**Requirements**
The material below should be written out in full and exactly; pictures stay out of the copy.

**Source material**
--------------------------------------------------
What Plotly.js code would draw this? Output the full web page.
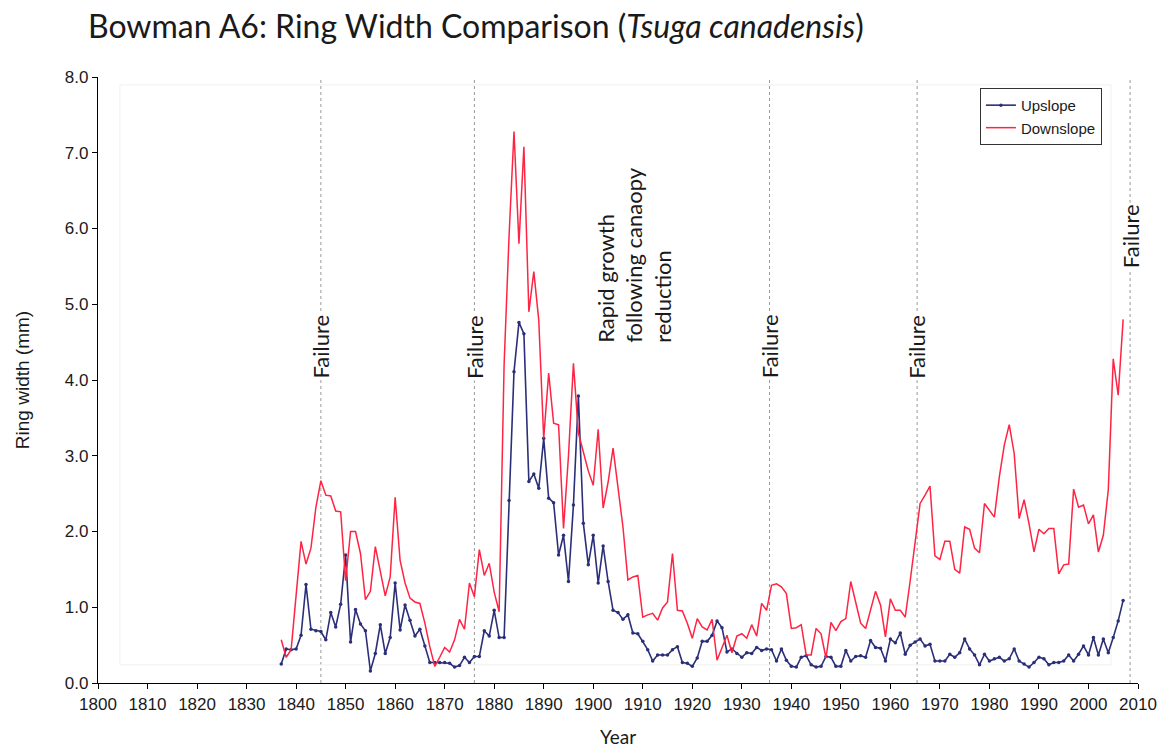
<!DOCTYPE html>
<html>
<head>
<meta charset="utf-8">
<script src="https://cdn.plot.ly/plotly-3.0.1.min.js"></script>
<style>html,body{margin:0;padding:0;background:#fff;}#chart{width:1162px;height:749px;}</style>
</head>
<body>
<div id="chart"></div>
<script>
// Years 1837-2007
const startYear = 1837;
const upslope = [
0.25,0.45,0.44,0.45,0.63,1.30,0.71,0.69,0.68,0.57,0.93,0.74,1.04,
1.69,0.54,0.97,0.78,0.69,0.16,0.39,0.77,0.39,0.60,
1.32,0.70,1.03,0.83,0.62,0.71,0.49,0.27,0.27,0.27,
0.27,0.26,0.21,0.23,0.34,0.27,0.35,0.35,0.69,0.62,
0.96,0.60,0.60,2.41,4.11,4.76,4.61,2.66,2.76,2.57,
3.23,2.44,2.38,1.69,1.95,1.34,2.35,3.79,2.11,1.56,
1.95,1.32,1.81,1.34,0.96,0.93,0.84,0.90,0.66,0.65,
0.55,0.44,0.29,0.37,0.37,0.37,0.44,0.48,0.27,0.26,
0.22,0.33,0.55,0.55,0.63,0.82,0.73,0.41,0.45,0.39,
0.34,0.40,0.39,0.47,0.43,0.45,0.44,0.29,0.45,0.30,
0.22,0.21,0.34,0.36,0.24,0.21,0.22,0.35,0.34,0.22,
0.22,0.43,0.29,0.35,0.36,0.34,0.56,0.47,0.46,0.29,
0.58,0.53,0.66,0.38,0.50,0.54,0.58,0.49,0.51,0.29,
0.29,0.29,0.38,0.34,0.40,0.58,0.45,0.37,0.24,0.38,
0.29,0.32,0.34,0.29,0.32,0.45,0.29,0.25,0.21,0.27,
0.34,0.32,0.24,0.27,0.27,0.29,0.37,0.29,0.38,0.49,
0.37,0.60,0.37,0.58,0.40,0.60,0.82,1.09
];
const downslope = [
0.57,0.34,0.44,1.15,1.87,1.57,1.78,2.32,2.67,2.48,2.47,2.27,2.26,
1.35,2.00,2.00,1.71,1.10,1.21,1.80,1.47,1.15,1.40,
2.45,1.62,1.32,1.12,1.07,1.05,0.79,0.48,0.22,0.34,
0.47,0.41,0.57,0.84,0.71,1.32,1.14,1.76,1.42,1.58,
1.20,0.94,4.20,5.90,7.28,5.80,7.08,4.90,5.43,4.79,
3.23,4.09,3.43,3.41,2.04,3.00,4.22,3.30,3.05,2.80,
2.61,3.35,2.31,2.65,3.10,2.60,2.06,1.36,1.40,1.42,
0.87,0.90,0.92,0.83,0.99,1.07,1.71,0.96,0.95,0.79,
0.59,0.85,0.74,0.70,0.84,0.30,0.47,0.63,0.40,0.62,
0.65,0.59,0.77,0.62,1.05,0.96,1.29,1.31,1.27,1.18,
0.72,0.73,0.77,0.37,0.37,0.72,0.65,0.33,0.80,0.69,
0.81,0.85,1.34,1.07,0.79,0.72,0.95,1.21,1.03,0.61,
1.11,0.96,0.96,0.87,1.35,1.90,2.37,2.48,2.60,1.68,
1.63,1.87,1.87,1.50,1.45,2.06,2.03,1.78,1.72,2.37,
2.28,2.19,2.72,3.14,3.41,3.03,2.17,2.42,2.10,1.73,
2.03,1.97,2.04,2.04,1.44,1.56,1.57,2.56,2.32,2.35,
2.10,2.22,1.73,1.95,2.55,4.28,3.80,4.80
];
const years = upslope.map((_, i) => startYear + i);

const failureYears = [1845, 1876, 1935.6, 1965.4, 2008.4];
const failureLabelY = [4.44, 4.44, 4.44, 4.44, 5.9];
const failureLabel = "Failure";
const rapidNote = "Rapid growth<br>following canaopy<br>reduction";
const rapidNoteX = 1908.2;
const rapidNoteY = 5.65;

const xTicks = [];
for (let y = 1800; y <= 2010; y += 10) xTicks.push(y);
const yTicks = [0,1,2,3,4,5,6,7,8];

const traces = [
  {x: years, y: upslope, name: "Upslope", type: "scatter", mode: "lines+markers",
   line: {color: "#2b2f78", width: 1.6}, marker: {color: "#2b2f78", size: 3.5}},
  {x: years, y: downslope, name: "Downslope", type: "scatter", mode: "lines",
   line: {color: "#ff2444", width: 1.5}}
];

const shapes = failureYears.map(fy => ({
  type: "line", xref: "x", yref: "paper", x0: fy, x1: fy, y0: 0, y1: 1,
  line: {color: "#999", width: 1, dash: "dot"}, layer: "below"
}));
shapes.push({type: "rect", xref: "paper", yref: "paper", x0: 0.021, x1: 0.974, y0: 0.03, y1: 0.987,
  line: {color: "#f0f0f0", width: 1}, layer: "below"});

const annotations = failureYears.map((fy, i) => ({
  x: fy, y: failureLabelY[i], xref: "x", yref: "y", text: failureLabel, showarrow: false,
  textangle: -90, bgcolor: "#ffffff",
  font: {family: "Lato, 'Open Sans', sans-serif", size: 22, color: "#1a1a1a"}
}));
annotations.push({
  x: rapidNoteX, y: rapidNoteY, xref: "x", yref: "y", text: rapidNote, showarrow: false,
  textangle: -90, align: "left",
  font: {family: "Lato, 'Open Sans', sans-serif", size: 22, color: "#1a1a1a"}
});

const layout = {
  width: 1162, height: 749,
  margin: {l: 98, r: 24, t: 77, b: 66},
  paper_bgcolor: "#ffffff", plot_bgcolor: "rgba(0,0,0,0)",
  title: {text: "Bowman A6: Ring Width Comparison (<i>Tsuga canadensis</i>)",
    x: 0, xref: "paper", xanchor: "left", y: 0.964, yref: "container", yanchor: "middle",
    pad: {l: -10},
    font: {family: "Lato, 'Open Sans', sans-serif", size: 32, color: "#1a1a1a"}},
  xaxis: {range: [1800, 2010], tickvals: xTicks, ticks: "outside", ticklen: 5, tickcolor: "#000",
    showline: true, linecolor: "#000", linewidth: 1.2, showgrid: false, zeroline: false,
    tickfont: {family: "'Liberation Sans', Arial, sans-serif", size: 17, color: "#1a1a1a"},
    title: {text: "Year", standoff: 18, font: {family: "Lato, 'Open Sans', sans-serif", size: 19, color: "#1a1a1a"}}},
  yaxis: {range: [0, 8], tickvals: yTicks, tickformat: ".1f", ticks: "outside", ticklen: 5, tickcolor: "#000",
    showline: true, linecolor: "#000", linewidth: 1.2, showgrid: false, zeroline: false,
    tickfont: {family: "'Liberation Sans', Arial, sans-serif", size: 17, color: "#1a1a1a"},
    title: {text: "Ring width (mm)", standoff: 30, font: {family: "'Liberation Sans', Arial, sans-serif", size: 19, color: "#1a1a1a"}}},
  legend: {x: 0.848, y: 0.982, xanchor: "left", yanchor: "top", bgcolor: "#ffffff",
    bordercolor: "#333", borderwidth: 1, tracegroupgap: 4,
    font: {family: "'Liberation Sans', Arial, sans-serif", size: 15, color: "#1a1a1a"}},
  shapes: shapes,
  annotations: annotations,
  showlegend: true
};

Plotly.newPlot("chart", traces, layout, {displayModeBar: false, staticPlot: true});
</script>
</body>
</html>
--------------------------------------------------
**Reply to the exercise**
What Plotly.js code would draw this? Output the full web page.
<!DOCTYPE html>
<html>
<head>
<meta charset="utf-8">
<script src="https://cdn.plot.ly/plotly-3.0.1.min.js"></script>
<style>html,body{margin:0;padding:0;background:#fff;}#chart{width:1162px;height:749px;}</style>
</head>
<body>
<div id="chart"></div>
<script>
// Years 1837-2007
const startYear = 1837;
const upslope = [
0.25,0.45,0.44,0.45,0.63,1.30,0.71,0.69,0.68,0.57,0.93,0.74,1.04,
1.69,0.54,0.97,0.78,0.69,0.16,0.39,0.77,0.39,0.60,
1.32,0.70,1.03,0.83,0.62,0.71,0.49,0.27,0.27,0.27,
0.27,0.26,0.21,0.23,0.34,0.27,0.35,0.35,0.69,0.62,
0.96,0.60,0.60,2.41,4.11,4.76,4.61,2.66,2.76,2.57,
3.23,2.44,2.38,1.69,1.95,1.34,2.35,3.79,2.11,1.56,
1.95,1.32,1.81,1.34,0.96,0.93,0.84,0.90,0.66,0.65,
0.55,0.44,0.29,0.37,0.37,0.37,0.44,0.48,0.27,0.26,
0.22,0.33,0.55,0.55,0.63,0.82,0.73,0.41,0.45,0.39,
0.34,0.40,0.39,0.47,0.43,0.45,0.44,0.29,0.45,0.30,
0.22,0.21,0.34,0.36,0.24,0.21,0.22,0.35,0.34,0.22,
0.22,0.43,0.29,0.35,0.36,0.34,0.56,0.47,0.46,0.29,
0.58,0.53,0.66,0.38,0.50,0.54,0.58,0.49,0.51,0.29,
0.29,0.29,0.38,0.34,0.40,0.58,0.45,0.37,0.24,0.38,
0.29,0.32,0.34,0.29,0.32,0.45,0.29,0.25,0.21,0.27,
0.34,0.32,0.24,0.27,0.27,0.29,0.37,0.29,0.38,0.49,
0.37,0.60,0.37,0.58,0.40,0.60,0.82,1.09
];
const downslope = [
0.57,0.34,0.44,1.15,1.87,1.57,1.78,2.32,2.67,2.48,2.47,2.27,2.26,
1.35,2.00,2.00,1.71,1.10,1.21,1.80,1.47,1.15,1.40,
2.45,1.62,1.32,1.12,1.07,1.05,0.79,0.48,0.22,0.34,
0.47,0.41,0.57,0.84,0.71,1.32,1.14,1.76,1.42,1.58,
1.20,0.94,4.20,5.90,7.28,5.80,7.08,4.90,5.43,4.79,
3.23,4.09,3.43,3.41,2.04,3.00,4.22,3.30,3.05,2.80,
2.61,3.35,2.31,2.65,3.10,2.60,2.06,1.36,1.40,1.42,
0.87,0.90,0.92,0.83,0.99,1.07,1.71,0.96,0.95,0.79,
0.59,0.85,0.74,0.70,0.84,0.30,0.47,0.63,0.40,0.62,
0.65,0.59,0.77,0.62,1.05,0.96,1.29,1.31,1.27,1.18,
0.72,0.73,0.77,0.37,0.37,0.72,0.65,0.33,0.80,0.69,
0.81,0.85,1.34,1.07,0.79,0.72,0.95,1.21,1.03,0.61,
1.11,0.96,0.96,0.87,1.35,1.90,2.37,2.48,2.60,1.68,
1.63,1.87,1.87,1.50,1.45,2.06,2.03,1.78,1.72,2.37,
2.28,2.19,2.72,3.14,3.41,3.03,2.17,2.42,2.10,1.73,
2.03,1.97,2.04,2.04,1.44,1.56,1.57,2.56,2.32,2.35,
2.10,2.22,1.73,1.95,2.55,4.28,3.80,4.80
];
const years = upslope.map((_, i) => startYear + i);

const failureYears = [1845, 1876, 1935.6, 1965.4, 2008.4];
const failureLabelY = [4.44, 4.44, 4.44, 4.44, 5.9];
const failureLabel = "Failure";
const rapidNote = "Rapid growth<br>following canaopy<br>reduction";
const rapidNoteX = 1908.2;
const rapidNoteY = 5.65;

const xTicks = [];
for (let y = 1800; y <= 2010; y += 10) xTicks.push(y);
const yTicks = [0,1,2,3,4,5,6,7,8];

const traces = [
  {x: years, y: upslope, name: "Upslope", type: "scatter", mode: "lines+markers",
   line: {color: "#2b2f78", width: 1.6}, marker: {color: "#2b2f78", size: 3.5}},
  {x: years, y: downslope, name: "Downslope", type: "scatter", mode: "lines",
   line: {color: "#ff2444", width: 1.5}}
];

const shapes = failureYears.map(fy => ({
  type: "line", xref: "x", yref: "paper", x0: fy, x1: fy, y0: 0, y1: 1,
  line: {color: "#999", width: 1, dash: "dot"}, layer: "below"
}));
shapes.push({type: "rect", xref: "paper", yref: "paper", x0: 0.021, x1: 0.974, y0: 0.03, y1: 0.987,
  line: {color: "#f0f0f0", width: 1}, layer: "below"});

const annotations = failureYears.map((fy, i) => ({
  x: fy, y: failureLabelY[i], xref: "x", yref: "y", text: failureLabel, showarrow: false,
  textangle: -90, bgcolor: "#ffffff",
  font: {family: "Lato, 'Open Sans', sans-serif", size: 22, color: "#1a1a1a"}
}));
annotations.push({
  x: rapidNoteX, y: rapidNoteY, xref: "x", yref: "y", text: rapidNote, showarrow: false,
  textangle: -90, align: "left",
  font: {family: "Lato, 'Open Sans', sans-serif", size: 22, color: "#1a1a1a"}
});

const layout = {
  width: 1162, height: 749,
  margin: {l: 98, r: 24, t: 77, b: 66},
  paper_bgcolor: "#ffffff", plot_bgcolor: "rgba(0,0,0,0)",
  title: {text: "Bowman A6: Ring Width Comparison (<i>Tsuga canadensis</i>)",
    x: 0, xref: "paper", xanchor: "left", y: 0.964, yref: "container", yanchor: "middle",
    pad: {l: -10},
    font: {family: "Lato, 'Open Sans', sans-serif", size: 32, color: "#1a1a1a"}},
  xaxis: {range: [1800, 2010], tickvals: xTicks, ticks: "outside", ticklen: 5, tickcolor: "#000",
    showline: true, linecolor: "#000", linewidth: 1.2, showgrid: false, zeroline: false,
    tickfont: {family: "'Liberation Sans', Arial, sans-serif", size: 17, color: "#1a1a1a"},
    title: {text: "Year", standoff: 18, font: {family: "Lato, 'Open Sans', sans-serif", size: 19, color: "#1a1a1a"}}},
  yaxis: {range: [0, 8], tickvals: yTicks, tickformat: ".1f", ticks: "outside", ticklen: 5, tickcolor: "#000",
    showline: true, linecolor: "#000", linewidth: 1.2, showgrid: false, zeroline: false,
    tickfont: {family: "'Liberation Sans', Arial, sans-serif", size: 17, color: "#1a1a1a"},
    title: {text: "Ring width (mm)", standoff: 30, font: {family: "'Liberation Sans', Arial, sans-serif", size: 19, color: "#1a1a1a"}}},
  legend: {x: 0.848, y: 0.982, xanchor: "left", yanchor: "top", bgcolor: "#ffffff",
    bordercolor: "#333", borderwidth: 1, tracegroupgap: 4,
    font: {family: "'Liberation Sans', Arial, sans-serif", size: 15, color: "#1a1a1a"}},
  shapes: shapes,
  annotations: annotations,
  showlegend: true
};

Plotly.newPlot("chart", traces, layout, {displayModeBar: false, staticPlot: true});
</script>
</body>
</html>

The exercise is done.